Ora, e aqui é que é de pasmar, se o mandatário está em casa em isolamento voluntário ou determinado pelas autoridades de saúde, tem de obter “declaração emitida” por essas mesmas entidades, “que ateste a necessidade de um período de isolamento destes por eventual risco de contágio de covid-19”, declaração esta que também serve como “fundamento de justificação de não comparecimento em qualquer diligência processual ou procedimental, bem como do seu adiamento”. Não só é irracional a medida – por importar um acréscimo de risco de contágio –, como iníqua em função dos demais “operadores judiciários” que (e bem) podem trabalhar a partir dos seus domicílios, excepto nas diligências processuais urgentes.

Numa altura em que a aplicação das medidas excepcionais já tomadas e as que inevitavelmente virão, implicarão uma sobrecarga sobre o sistema de justiça, exigia-se mais respeito por aqueles que a Constituição diz serem “elemento essencial à administração da justiça” (art. 208.º).

Outro ponto. Não tenho dúvidas que a CPAS (Caixa de Previdência de Advogados e Solicitadores) terá de conceder uma moratória no pagamento das contribuições, à luz do ponto 13, d) da Resolução do Conselho de Ministros n.º 10-A/2020, de 13/3: “promoção, no âmbito contributivo, de um regime excepcional e temporário de isenção do pagamento de contribuições à segurança social por parte de (…) trabalhadores independentes que sejam entidades empregadoras”. Quanto ao mais, já se sabe que não compete ao Estado garantir um mínimo de sobrevivência a um profissional liberal.

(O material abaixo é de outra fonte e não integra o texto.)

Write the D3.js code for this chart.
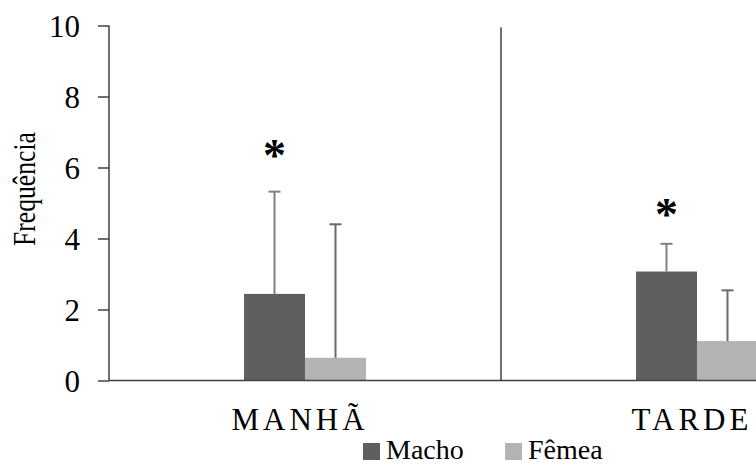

Mas é este mais um momento para repensar a CPAS como caixa de previdência que, na verdade, nunca o foi. É só uma caixa de pensões, há pouco integrada por um medíocre seguro de saúde e sem qualquer tipo de prestação social que pudesse acorrer a situações como esta. Sei bem que o problema tem décadas e atravessou várias direcções daquela instituição que é juridicamente autónoma das duas ordens profissionais em causa. Mas pagar cerca de 250 euros por mês apenas como PPR – como sucede comigo e com todos os Colegas (há quem pague mais) – é francamente pouco.

Um pouco mais de respeito, do bom, faltou ao Governo para com os mandatários judiciais que, recorde-se, desempenham uma relevante função social por representarem interesses de qualquer cidadão que a eles recorre ou para quem um de nós é nomeado. Se o Governo e o Ministério da Justiça não respeitam os advogados e solicitadores, ao menos não sejam tão evidentes quanto aos cidadãos. São muitos votos que podem perder.